Anyone or any process that can access these environment variables may be able to read from or send mail through the configured Gmail account.

Why it was flagged

The skill asks the user to provide a Gmail address and Gmail App Password, which grants SMTP/IMAP access to the account. This is expected for the stated Gmail send/read purpose, but it is sensitive account authority.

Skill content
export GMAIL_USER="your-email@gmail.com"
export GMAIL_APP_PASSWORD="xxxxxxxxxxxxxxxx"
Recommendation

Use a dedicated Gmail account if possible, protect the environment variables, revoke the app password when no longer needed, and avoid using this with a primary or highly sensitive mailbox.

What this means

A mistaken or overly autonomous invocation could expose inbox contents to the agent context or send an unintended email.

Why it was flagged

The documented CLI can send outbound email and read recent inbox messages. These actions are aligned with the skill purpose, but they are impactful and should remain user-directed.

Skill content
./gmail-tool send "recipient@example.com" "Subject" "Body text"
./gmail-tool read 10
Recommendation

Require explicit confirmation before sending emails, keep read counts small, and verify recipient, subject, and body before execution.

What this means

The installed skill may not work as documented, and any separately obtained executable would need its own trust and security review.

Why it was flagged

The package contains only documentation and metadata, while SKILL.md instructs users to run a gmail-tool executable.
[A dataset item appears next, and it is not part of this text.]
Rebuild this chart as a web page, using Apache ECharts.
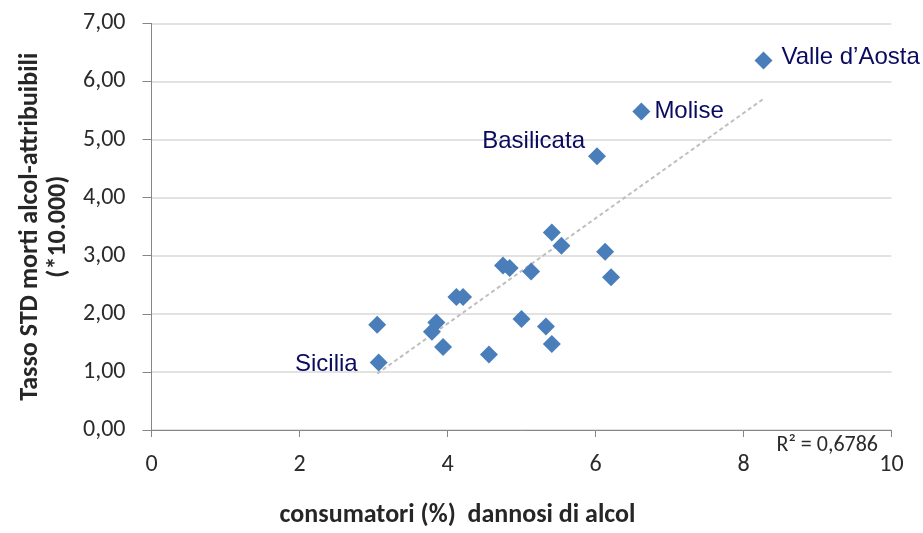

The actual CLI implementation is not present for review.

Skill content
2 file(s): SKILL.md (2279 bytes); _meta.json (25 bytes)
Recommendation

Only run an implementation from a trusted, reviewed source; do not supply a Gmail App Password to an unverified script or binary.

What this means

If configured, the task could keep running on a schedule and send emails based on inbox content without further prompts.

Why it was flagged

The documentation includes an optional cron-job example that would repeatedly monitor email and send alerts. This is disclosed and purpose-aligned, but it is persistent automation if the user installs it.

Skill content
0 9 * * 1-5 ./gmail-tool read 1 | grep -q "Important" && ./gmail-tool send "you@example.com" "Check Email" "Found important email"
Recommendation

Only add cron jobs intentionally, review the trigger logic carefully, and remove scheduled tasks when no longer needed.